Rather, that was for another reason. Unfortunately, one of our friends' dads had a heart attack yesterday; and that was the first part of the drama, as it happened so early on into Matt's shift. (If you forgot, I mentioned that I may not be posting yesterday because Matt was working). Well, he did work...for one call. That ended up being his only (and last) call of the day, and for the rest of his career. Yes, unfortunately I am no longer married to a hunky firefighter (he'll always be one in my arms though). The reason? Well, here's the thing. The man I referred to as 'our friend's dad' isn't just one of our friend's dads to my husband. Rather, he's always been a type of a surrogate father to my husband, so it hit pretty close to home for my husband. And even worse, said man was also a firefighter; and it just hit really close to home, along with other things. God, I didn't think it would be this hard to explain. But here's the short version. Firefighter + Exposure = Heart Attack.

And he didn't like that. As you all know, my husband has always wanted to be a father; so, he's worried that, if he stays at the firehouse...that it will happen to him as well, and he's just too scared. But this time, he said he's done. He can't do it anymore because it's just getting way too hard for him to do it, especially after he just watched the man he sees as a surrogate father go ahead and have a heart attack. So yeah, that was the first thing that we had to deal with yesterday; my husband quitting the fire department for good. (Still have to talk to him about the fact that this is for good, or else I will be holding back sex). Okay, maybe not during my pregnancy (hello, hormones). And that means that I will not be the happiest of wives. But that's not what matters right now, as that's really just the first part of this post; now, we need to talk about what happened on Thanksgiving. God, a bunch happened. Let's first start with the fact that I got to see my family for a bit.
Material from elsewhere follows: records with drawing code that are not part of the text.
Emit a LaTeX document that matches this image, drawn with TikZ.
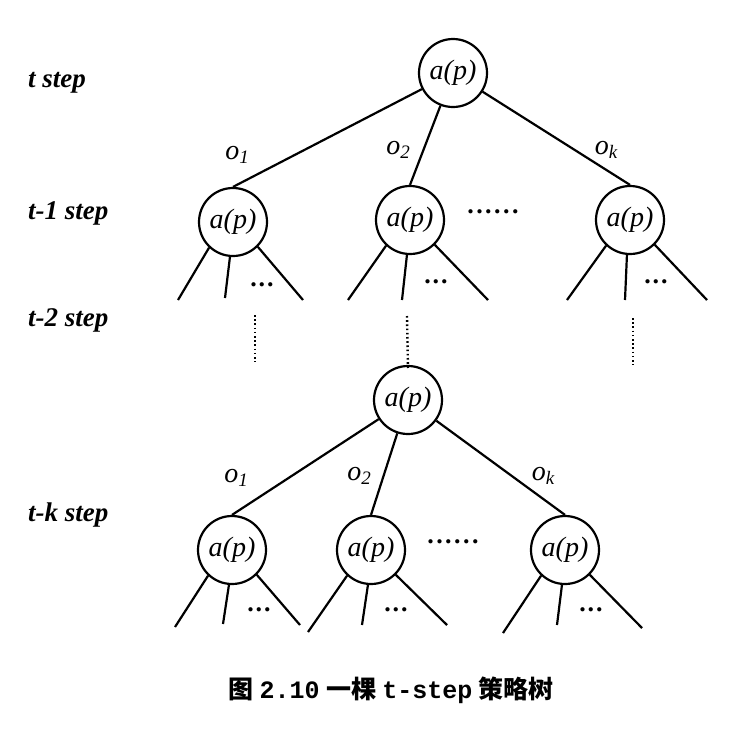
\documentclass[tikz,border=0pt]{standalone}
\usepackage{fontspec}
\setmainfont{Liberation Serif}
\newfontfamily\cjk{Noto Sans CJK SC}
\newfontfamily\monof{Liberation Mono}
\begin{document}
\begin{tikzpicture}[x=1pt,y=-1pt,
  state/.style={circle,draw,line width=2.2pt,minimum size=68pt,inner sep=0pt,font=\fontsize{28}{30}\selectfont\itshape},
  edge/.style={line width=2.2pt},
  vdots/.style={line width=2.4pt,dash pattern=on 1.6pt off 2.6pt},
  lbl/.style={font=\fontsize{28}{30}\selectfont\itshape,inner sep=0pt},
  steplbl/.style={font=\fontsize{27}{30}\selectfont\itshape\bfseries,anchor=west,inner sep=0pt},
  dotsl/.style={font=\fontsize{26}{28}\selectfont\bfseries,inner sep=0pt}
]
\useasboundingbox (0,0) rectangle (746,734);

% step labels
\node[steplbl] (s0) at (28,83) {t step};
\node[steplbl] (s1) at (28,213) {t-1 step};
\node[steplbl] (s2) at (28,320) {t-2 step};
\node[steplbl] (sk) at (28,515) {t-k step};

% upper tree
\node[state] (r) at (453,73) {a(p)};
\node[state] (a1) at (233,222) {a(p)};
\node[state] (a2) at (410,220) {a(p)};
\node[state] (a3) at (630,220) {a(p)};
\draw[edge] (r) -- (a1.north);
\draw[edge] (r) -- (a2.north);
\draw[edge] (r) -- (a3.north);
\node[lbl] (o1u) at (237,155) {o\raisebox{-0.35ex}{\fontsize{19}{20}\selectfont 1}};
\node[lbl] (o2u) at (398,150) {o\raisebox{-0.35ex}{\fontsize{19}{20}\selectfont 2}};
\node[lbl] (oku) at (606,150) {o\raisebox{-0.35ex}{\fontsize{19}{20}\selectfont k}};
\node[dotsl] (hu) at (493,212) {.\kern2.5pt.\kern2.5pt.\kern2.5pt.\kern2.5pt.\kern2.5pt.};

% leaves of upper level
\coordinate (a1l) at (178,300); \coordinate (a1m) at (225,298); \coordinate (a1r) at (303,300);
\coordinate (a2l) at (348,300); \coordinate (a2m) at (402,300); \coordinate (a2r) at (488,300);
\coordinate (a3l) at (567,300); \coordinate (a3m) at (625,300); \coordinate (a3r) at (707,300);
\foreach \n in {a1,a2,a3}{
  \draw[edge] (\n.-133) -- (\n l);
  \draw[edge] (\n.-95) -- (\n m);
  \draw[edge] (\n.-45) -- (\n r);
}
\node[dotsl] (d1) at (262,285) {.\kern2pt.\kern2pt.};
\node[dotsl] (d2) at (436,282) {.\kern2pt.\kern2pt.};
\node[dotsl] (d3) at (656,282) {.\kern2pt.\kern2pt.};

% vertical dotted lines
\coordinate (v1t) at (255,315); \coordinate (v1b) at (255,362);
\coordinate (v2t) at (407,316);
\coordinate (v3t) at (633,318); \coordinate (v3b) at (633,365);
\node[state] (m) at (408,400) {a(p)};
\draw[vdots] (v1t) -- (v1b);
\draw[vdots] (v2t) -- ([yshift=-5pt]m.north);
\draw[vdots] (v3t) -- (v3b);

% lower tree
\node[state] (b1) at (232,550) {a(p)};
\node[state] (b2) at (371,550) {a(p)};
\node[state] (b3) at (565,550) {a(p)};
\draw[edge] (m) -- (b1.north);
\draw[edge] (m) -- (b2.north);
\draw[edge] (m) -- (b3.north);
\node[lbl] (o1d) at (236,478) {o\raisebox{-0.35ex}{\fontsize{19}{20}\selectfont 1}};
\node[lbl] (o2d) at (359,476) {o\raisebox{-0.35ex}{\fontsize{19}{20}\selectfont 2}};
\node[lbl] (okd) at (543,476) {o\raisebox{-0.35ex}{\fontsize{19}{20}\selectfont k}};
\node[dotsl] (hd) at (453,542) {.\kern2.5pt.\kern2.5pt.\kern2.5pt.\kern2.5pt.\kern2.5pt.};

\coordinate (b1l) at (175,627); \coordinate (b1m) at (223,624); \coordinate (b1r) at (300,625);
\coordinate (b2l) at (308,632); \coordinate (b2m) at (362,625); \coordinate (b2r) at (447,625);
\coordinate (b3l) at (503,633); \coordinate (b3m) at (557,625); \coordinate (b3r) at (642,628);
\foreach \n in {b1,b2,b3}{
  \draw[edge] (\n.-133) -- (\n l);
  \draw[edge] (\n.-95) -- (\n m);
  \draw[edge] (\n.-45) -- (\n r);
}
\node[dotsl] (e1) at (259,610) {.\kern2pt.\kern2pt.};
\node[dotsl] (e2) at (396,610) {.\kern2pt.\kern2pt.};
\node[dotsl] (e3) at (591,610) {.\kern2pt.\kern2pt.};

% caption
\node[font=\fontsize{25}{28}\selectfont\bfseries,inner sep=0pt] (cap) at (391,690)
  {{\cjk 图} {\monof 2.10} {\cjk 一棵} {\monof t-step} {\cjk 策略树}};
\end{tikzpicture}
\end{document}
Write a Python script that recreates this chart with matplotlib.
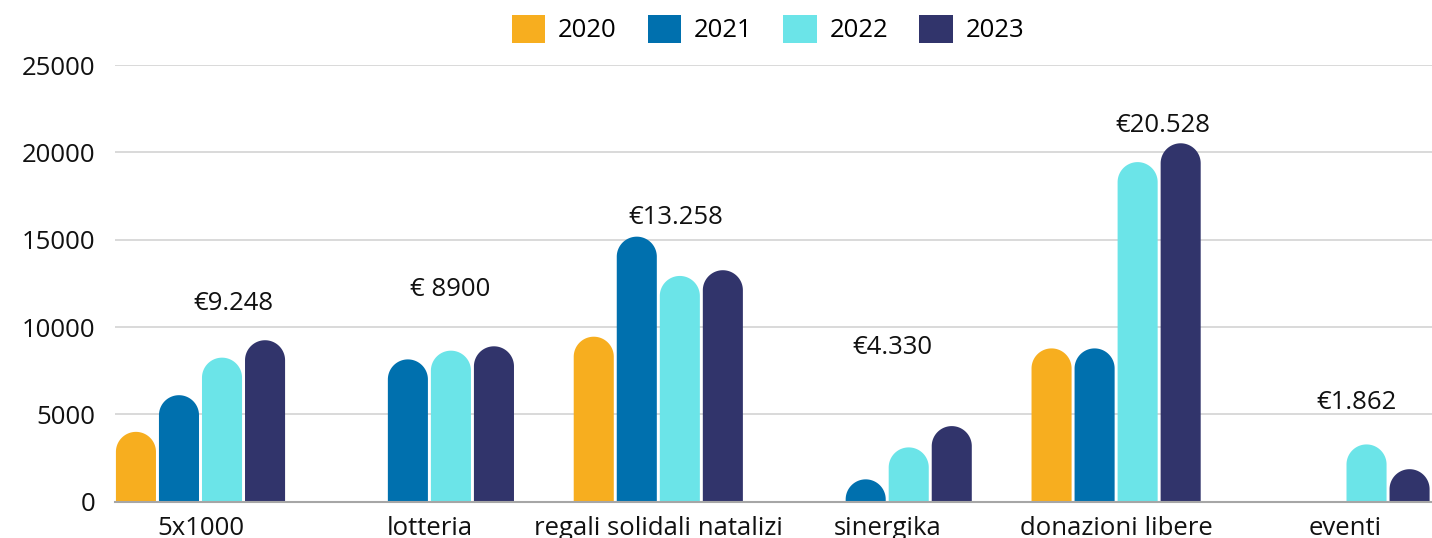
import numpy as np
import matplotlib
matplotlib.use("Agg")
import matplotlib.pyplot as plt
from matplotlib.path import Path
from matplotlib.patches import PathPatch, Patch

plt.rcParams['font.family'] = ['Open Sans', 'DejaVu Sans']

categories = ["5x1000", "lotteria", "regali solidali natalizi", "sinergika", "donazioni libere", "eventi"]
years = ["2020", "2021", "2022", "2023"]
v2020 = [4000, 0, 9450, 0, 8780, 0]
v2021 = [6100, 8150, 15180, 1280, 8780, 0]
v2022 = [8250, 8650, 12930, 3110, 19450, 3280]
v2023 = [9248, 8900, 13258, 4330, 20528, 1862]
series = [v2020, v2021, v2022, v2023]
colors = ["#F7AE1F", "#0070AE", "#6BE4E8", "#31346B"]
labels = ["€9.248", "€ 8900", "€13.258", "€4.330", "€20.528", "€1.862"]
label_pos = [(0.142, 11380), (1.09, 12180), (2.077, 16305), (3.025, 8860), (4.205, 21518), (5.052, 5653)]

W, H = 1432, 538
fig = plt.figure(figsize=(W / 100, H / 100), dpi=100)
ax_l, ax_b = 115 / W, (H - 501.7) / H
ax_w, ax_h = 1 - ax_l, (501.7 - 65.2) / H
ax = fig.add_axes([ax_l, ax_b, ax_w, ax_h])

xlim = (-0.3735, 5.38)
ylim = (0, 25000)
ax.set_xlim(*xlim)
ax.set_ylim(*ylim)

x = np.arange(len(categories))
pitch = 0.188
bw = 0.175
xdpp = (xlim[1] - xlim[0]) / (ax_w * W)
ydpp = (ylim[1] - ylim[0]) / (ax_h * H)

for i, (vals, c) in enumerate(zip(series, colors)):
    bars = ax.bar(x + (i - 1.5) * pitch, vals, width=bw, color=c)
    for r in bars:
        h = r.get_height()
        r.set_visible(False)
        if h <= 0:
            continue
        x0, w = r.get_x(), r.get_width()
        rx = w / 2
        ry = rx / xdpp * ydpp
        cx = x0 + rx
        cy = h - ry
        t = np.linspace(np.pi, 0, 60)
        ax_pts = cx + rx * np.cos(t)
        ay_pts = np.maximum(cy + ry * np.sin(t), 0)
        verts = [(x0, 0)] + list(zip(ax_pts, ay_pts)) + [(x0 + w, 0), (x0, 0)]
        codes = [Path.MOVETO] + [Path.LINETO] * (len(verts) - 2) + [Path.CLOSEPOLY]
        ax.add_patch(PathPatch(Path(verts, codes), facecolor=c, edgecolor='none', zorder=3))

ax.set_yticks(np.arange(0, 25001, 5000))
ax.yaxis.grid(True, color="#D3D3D3", linewidth=1.2)
ax.set_axisbelow(True)
ax.set_xticks(x)
ax.set_xticklabels(categories)
for s in ["top", "right", "left"]:
    ax.spines[s].set_visible(False)
ax.spines["bottom"].set_color("#A6A6A6")
ax.spines["bottom"].set_linewidth(1.5)
ax.spines["bottom"].set_zorder(4)
ax.tick_params(axis='both', length=0, labelsize=18.5, colors="#111111")
ax.tick_params(axis='y', pad=14)
ax.tick_params(axis='x', pad=10)

for txt, (px, py) in zip(labels, label_pos):
    ax.text(px, py, txt, ha='center', va='center', fontsize=18.5, color="#111111")

handles = [Patch(facecolor=c, edgecolor='none') for c in colors]
fig.legend(handles, years, loc='center', bbox_to_anchor=(768 / W, 1 - 29 / H), ncol=4,
           frameon=False, fontsize=18.5, handlelength=1.3, handleheight=1.3,
           handletextpad=0.5, columnspacing=1.2)

fig.savefig("out.png", dpi=100)
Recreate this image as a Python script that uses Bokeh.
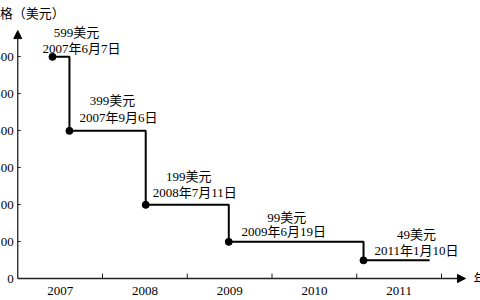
from bokeh.plotting import figure
from bokeh.models import ColumnDataSource, Range1d, Arrow, NormalHead
from bokeh.core.properties import value
from bokeh.embed import file_html
from bokeh.resources import INLINE

# ---------------- data ----------------
prices = [599, 399, 199, 99, 49]
price_labels = ["599美元", "399美元", "199美元", "99美元", "49美元"]
date_labels = ["2007年6月7日", "2007年9月6日", "2008年7月11日", "2009年6月19日", "2011年1月10日"]
# time of each price change, in fractional years
times = [2007.41, 2007.61, 2008.51, 2009.49, 2011.08]
end_time = 2011.86
year_labels = ["2007", "2008", "2009", "2010", "2011"]
year_centers = [2007.5, 2008.5, 2009.5, 2010.5, 2011.5]
year_bounds = [2008, 2009, 2010, 2011, 2012]
y_ticks = [0, 100, 200, 300, 400, 500, 600]
y_tick_labels = ["0", "100", "200", "300", "400", "500", "600"]
y_title = "价格（美元）"
x_title = "年份"

# ---------------- layout constants ----------------
W, H = 480, 300
px_per_year = 84.75
px_per_unit = 0.37
origin_px = (17.25, 278.0)
x0 = 2007.0
x_lo = x0 - origin_px[0] / px_per_year
x_hi = x0 + (W - origin_px[0]) / px_per_year
y_hi = origin_px[1] / px_per_unit
y_lo = -(H - origin_px[1]) / px_per_unit
y_axis_top = 670
x_axis_end = 2012.283

FONT = value("Liberation Serif, Noto Sans CJK SC")
CJK_FONT = value("Noto Sans CJK SC")
FS = value("13px")

p = figure(width=W, height=H, x_range=Range1d(x_lo, x_hi), y_range=Range1d(y_lo, y_hi),
           output_backend="svg", toolbar_location=None, min_border=0,
           x_axis_location=None, y_axis_location=None)
p.outline_line_color = None
p.grid.visible = False
p.background_fill_color = "white"
p.border_fill_color = "white"

# axes with arrows
p.add_layout(Arrow(end=NormalHead(size=8, fill_color="black", line_color="black"),
                   x_start=x0, y_start=0, x_end=x0, y_end=y_axis_top,
                   line_width=1.3, line_color="#222222"))
p.add_layout(Arrow(end=NormalHead(size=8, fill_color="black", line_color="black"),
                   x_start=x0, y_start=0, x_end=x_axis_end, y_end=0,
                   line_width=1.3, line_color="#222222"))

# y ticks (pointing inward) and labels
tick_len_x = 3 / px_per_year
p.segment(x0=[x0] * (len(y_ticks) - 1), y0=y_ticks[1:],
          x1=[x0 + tick_len_x] * (len(y_ticks) - 1), y1=y_ticks[1:],
          line_color="#222222", line_width=1)
p.text(x=[x0] * len(y_ticks), y=y_ticks, text=y_tick_labels, x_offset=-4,
       text_align="right", text_baseline="middle", text_font=FONT,
       text_font_size=FS, text_color="black")

# x ticks (pointing up) and labels
tick_len_y = 5 / px_per_unit
p.segment(x0=year_bounds, y0=[0] * len(year_bounds), x1=year_bounds,
          y1=[tick_len_y] * len(year_bounds), line_color="#222222", line_width=1)
p.text(x=year_centers, y=[0] * len(year_centers), text=year_labels, y_offset=12,
       text_align="center", text_baseline="middle", text_font=FONT,
       text_font_size=FS, text_color="black")

# axis titles
p.text(x=[x0], y=[y_axis_top], text=[y_title], x_offset=-31, y_offset=-18,
       text_align="left", text_baseline="middle", text_font=CJK_FONT,
       text_font_size=FS, text_color="black")
p.text(x=[x_axis_end], y=[0], text=[x_title], x_offset=8, y_offset=-1,
       text_align="left", text_baseline="middle", text_font=CJK_FONT,
       text_font_size=FS, text_color="black")

# step line and points
p.step(x=times + [end_time], y=prices + [prices[-1]], mode="after",
       line_color="black", line_width=2)
p.scatter(x=times, y=prices, size=7, fill_color="black", line_color="black")

# annotations (pixel offsets from each point)
price_dx = [24, 43, 43, 58, 53]
price_dy = [-24, -30, -28, -24, -26]
date_dx = [29, 49, 49, 55, 53]
date_dy = [-8, -13, -12, -10, -10]
src = ColumnDataSource(dict(x=times, y=prices, pl=price_labels, dl=date_labels,
                            pdx=price_dx, pdy=price_dy, ddx=date_dx, ddy=date_dy))
p.text(x="x", y="y", text="pl", x_offset="pdx", y_offset="pdy", source=src,
       text_align="center", text_baseline="middle", text_font=FONT,
       text_font_size=FS, text_color="black")
p.text(x="x", y="y", text="dl", x_offset="ddx", y_offset="ddy", source=src,
       text_align="center", text_baseline="middle", text_font=FONT,
       text_font_size=FS, text_color="black")

open("out.html", "w").write(file_html(p, INLINE))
We ended up surprising my mom at her place, and that was really nice. But it turns out, that my friend's dad's heart attack didn't just impact my husband; it also impacted me, as I really started to have a hard time. Heck, I just started to hold on to my husband so close...as I was scared to loose him. But now, I am proud to say that I am going to have him for the rest of my life, and that's just the best feeling in the entire world. Now, I am not going to say that this is all thanks to that fact that my friend's dad had a heart attack; but I do think that it would've never happened had he not had a heart attack. Be honest with me in the comments people, is it wrong for me to be grateful for this heart attack to save my husband's life for the rest of my life; and also take a load of stress off of my mind. (By the way, if you're reading this Severide...I'm really sorry. I just use this to post what I'm thinking right now). But still, I am just glad that I am going to have him safe for the rest of his life.